A New York Stock Exchange floor trader looking up in bewilderment at a computer monitor.

Image source: Getty Images.

The stock market just made history — but not the good kind

While record highs for the S&P 500, Dow, and Nasdaq Composite are front-page news, what’s happening with stock valuations is equally important.

To set the record straight, there isn’t a one-size-fits-all blueprint when it comes to valuing individual stocks or the broader market. Everyone has their own view and approach to determining what’s cheap and what’s pricey, which is what makes the stock market so unpredictable in the first place.

But in spite of this subjectivity, there is one valuation tool that leaves no margin for error. This metric can look back more than 150 years and provide the closest thing to an apples-to-apples comparison when evaluating the relative cheapness or priciness of Wall Street’s benchmark index, the S&P 500. I’m talking about the famed Shiller price-to-earnings (P/E) ratio, which is also referred to as the cyclically adjusted P/E (CAPE Ratio).

What makes the Shiller P/E different from the traditional P/E is the scope of earnings taken into consideration. Whereas the traditional P/E is arrived at by dividing a company’s share price by its trailing-12-month earnings per share (EPS), the Shiller P/E is based on average inflation-adjusted EPS over the prior 10 years. Accounting for and inflation-adjusting a decade’s worth of EPS history ensures that shock events and recessions won’t render this valuation tool useless.

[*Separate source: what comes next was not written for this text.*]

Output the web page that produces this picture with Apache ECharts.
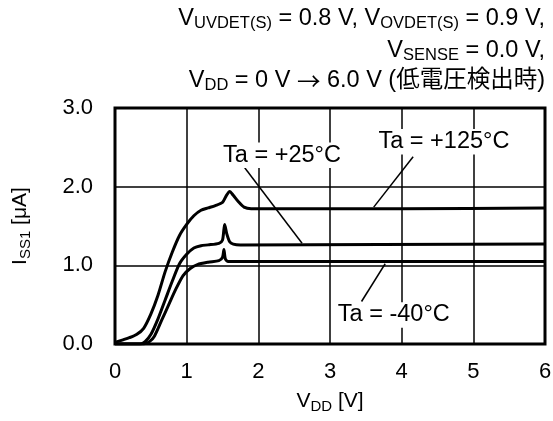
<!DOCTYPE html>
<html><head><meta charset="utf-8">
<script src="https://cdn.jsdelivr.net/npm/echarts@6/dist/echarts.min.js"></script>
<style>html,body{margin:0;padding:0;background:#fff}#c{width:553px;height:421px}</style>
</head><body><div id="c"></div>
<script>
// Data
const xTicks = [0, 1, 2, 3, 4, 5, 6];
const yTicks = [0.0, 1.0, 2.0, 3.0];
const vdd125 = [0, 0.1, 0.2, 0.3, 0.4, 0.5, 0.6, 0.7, 0.8, 0.9, 1.0, 1.1, 1.2, 1.3, 1.4, 1.5, 1.55, 1.6, 1.65, 1.72, 1.8, 1.9, 2.5, 4.0, 6.0];
const iss125 = [0.02, 0.05, 0.08, 0.12, 0.2, 0.38, 0.62, 0.92, 1.17, 1.38, 1.52, 1.63, 1.70, 1.73, 1.76, 1.80, 1.88, 1.94, 1.89, 1.81, 1.74, 1.72, 1.72, 1.72, 1.73];
const vdd25 = [0, 0.35, 0.42, 0.5, 0.6, 0.7, 0.8, 0.9, 1.0, 1.1, 1.2, 1.3, 1.45, 1.5, 1.53, 1.56, 1.6, 1.65, 1.75, 6.0];
const iss25 = [0, 0, 0.03, 0.12, 0.32, 0.56, 0.8, 1.02, 1.14, 1.22, 1.25, 1.26, 1.28, 1.32, 1.52, 1.40, 1.30, 1.27, 1.26, 1.27];
const vddM40 = [0, 0.4, 0.48, 0.55, 0.65, 0.75, 0.85, 0.95, 1.05, 1.15, 1.3, 1.45, 1.5, 1.52, 1.54, 1.58, 6.0];
const issM40 = [0, 0, 0.03, 0.1, 0.3, 0.5, 0.7, 0.87, 0.96, 1.01, 1.04, 1.06, 1.1, 1.2, 1.08, 1.05, 1.05];
const labelNames = ['Ta = +25°C', 'Ta = +125°C', 'Ta = -40°C'];
const labelX = [2.33, 4.59, 3.89];
const labelY = [2.40, 2.57, 0.37];
const leaderStart = [[1.81, 2.24], [4.16, 2.38], [3.44, 0.54]];
const leaderEnd = [[2.61, 1.28], [3.61, 1.74], [3.77, 1.02]];

const FONT = "'Liberation Sans', Arial, 'Noto Sans CJK JP', sans-serif";
const zip = (xs, ys) => xs.map((x, i) => [x, ys[i]]);
const rich = (size, sub) => ({
  v: {fontSize: size, fontFamily: FONT, fontWeight: 'normal', color: '#000', lineHeight: 26},
  s: {fontSize: sub, fontFamily: FONT, fontWeight: 'normal', color: '#000', lineHeight: 19, verticalAlign: 'bottom'},
  a: {fontSize: size, fontFamily: "'Noto Sans CJK JP', sans-serif", fontWeight: 'normal', color: '#000', lineHeight: 26}
});
const titleLines = [
  '{v|V}{s|UVDET(S)}{v| = 0.8 V, V}{s|OVDET(S)}{v| = 0.9 V,}',
  '{v|V}{s|SENSE}{v| = 0.0 V,}',
  '{v|V}{s|DD}{v| = 0 V }{a|→}{v| 6.0 V (低電圧検出時)}'
];
const titleTops = [6, 38, 68];

const series = [];
[[vdd125, iss125], [vdd25, iss25], [vddM40, issM40]].forEach(([xs, ys]) => {
  series.push({type: 'line', data: zip(xs, ys), symbol: 'none', smooth: 0.25, z: 5,
    lineStyle: {color: '#000', width: 3}});
});
leaderStart.forEach((p, i) => {
  series.push({type: 'line', data: [p, leaderEnd[i]], symbol: 'none', z: 4,
    lineStyle: {color: '#000', width: 1.5}});
});
series.push({type: 'scatter', symbolSize: 0, z: 6, itemStyle: {opacity: 1},
  data: labelNames.map((n, i) => ({name: n, value: [labelX[i], labelY[i]]})),
  label: {show: true, position: 'inside', formatter: '{b}', fontSize: 23.5, fontFamily: FONT,
    color: '#000', opacity: 1, backgroundColor: '#fff', padding: [1, 2]}
});

const chart = echarts.init(document.getElementById('c'), null, {renderer: 'canvas'});
chart.setOption({
  animation: false,
  backgroundColor: '#fff',
  title: titleLines.map((t, i) => ({text: t, right: 8, top: titleTops[i], padding: 0,
    textStyle: {fontWeight: 'normal', rich: rich(23.5, 16.5)}})),
  grid: {left: 115, right: 8, top: 108, bottom: 77, show: true, borderColor: '#000', borderWidth: 3,
    containLabel: false, outerBoundsMode: 'none'},
  xAxis: {type: 'value', min: xTicks[0], max: xTicks[xTicks.length - 1], interval: 1,
    name: '{v|V}{s|DD}{v| [V]}', nameLocation: 'middle', nameGap: 44,
    nameTextStyle: {rich: rich(21, 15)},
    axisLine: {show: false}, axisTick: {show: false},
    axisLabel: {fontSize: 22, fontFamily: FONT, color: '#000', margin: 17},
    splitLine: {show: true, lineStyle: {color: '#000', width: 1.5}}},
  yAxis: {type: 'value', min: yTicks[0], max: yTicks[yTicks.length - 1], interval: 1,
    name: '{v|I}{s|SS1}{v| [μA]}', nameLocation: 'middle', nameGap: 82, nameRotate: 90,
    nameTextStyle: {rich: rich(21, 15)},
    axisLine: {show: false}, axisTick: {show: false},
    axisLabel: {fontSize: 22, fontFamily: FONT, color: '#000', margin: 22, formatter: v => v.toFixed(1)},
    splitLine: {show: true, lineStyle: {color: '#000', width: 1.5}}},
  series: series
});
</script></body></html>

When back-tested 154 years to January 1871, the S&P 500’s Shiller P/E has averaged a multiple of 17.29. You’ll note that it has spent much of the last 30 years above this 154-year average, which is a reflection of the internet democratizing access to information, as well as interest rates declining throughout the 2010s.

S&P 500 Shiller CAPE Ratio Chart

S&P 500 Shiller CAPE Ratio data by YCharts.

However, there’s a limit as to how far these valuation premiums can be stretched, based on what history tells us.

On Oct. 8, the S&P 500’s Shiller P/E closed at a multiple of 40.32, which represents the high-water mark for the current bull market rally that began three years ago. It’s also a 133% premium to the aforementioned average multiple over 154 years.

The real eye-opener is comparing this peak reading of 40.32 in the current bull market to prior peaks during other continuous bull markets.

Since 1871, there have been only three instances when the S&P 500’s Shiller P/E has topped 40:

  • In December 1999, on the heels of internet-fueled euphoria, the Shiller P/E peaked at its highest-ever reading, 44.19.
  • During the first week of January 2022, with fiscal stimulus lining the pockets of consumers, the Shiller P/E topped 40 by a few hundredths.
  • On Oct. 8, 2025, it hit the aforementioned high of 40.32.

While we can’t accurately forecast the future, the past is crystal clear as to what comes next for stocks. Following the December 1999 peak, the S&P 500 and Nasdaq Composite shed 49% and 78% of their values, respectively, through 2002. Meanwhile, the S&P 500 lost 25% of its value during the 2022 bear market.

In fact, there have only been six instances since 1871 where the Shiller P/E has surpassed 30 (for a period of at least two months) during a continuous bull market. Each of the previous five occurrences were followed by declines in the S&P 500, Dow, and/or Nasdaq Composite ranging from 20% to 89%.

A smiling person reading a financial newspaper while seated at a kitchen table.

Image source: Getty Images.

Though short-term disaster awaits (based on history), the long-term future for stocks is bright

Based solely on what history tells us, Wall Street’s major stock indexes are headed for eventual disaster. Although the Shiller P/E readings aren’t helpful in determining when equity valuations will enter into a correction or bear market, what they do show is that premium valuations aren’t well tolerated over extended periods.

But the great thing about history is that it can offer insight to the upside as well.

On one hand, historical precedent shows us that stock market corrections, and bear markets — and even the occasional elevator-down stock market crash, as we witnessed in early April — are normal and inevitable aspects of the investing cycle. Not even fiscal and monetary policy moves can prevent these downturns from taking shape.

Yet nearly a century of history shows that Wall Street’s most significant downdrafts — its 20% or greater bear market declines — are generally short-lived.

When the S&P 500 officially entered the current bull market in June 2023 (i.e., when it had firmly risen 20% from its October 2022 bear market low), the researchers at Bespoke Investment Group published a data set to X (formerly Twitter) that compared the length of every S&P 500 bull and bear market dating back to the beginning of the Great Depression in September 1929.

Bespoke examined 54 events in total (27 bear markets and 27 bull markets) and found quite the disparity between the calendar-day length of moves higher and lower in the benchmark index. Whereas the typical S&P 500 bear market endured for only 9.5 months (286 calendar days), the average bull market persisted for about two years and nine months (1,011 calendar days), as of June 2023.

What’s more, Bespoke’s data set notes that the longest S&P 500 bear market since September 1929 lasted 630 calendar days. If the current bull market was extrapolated to present day, it would be the 14th of 27 bull markets to last longer than 630 calendar days.

Statistically speaking, disaster may await stocks in the short term. But when examined over one or more decades, history conclusively shows that long-term investors remain well positioned to grow their wealth.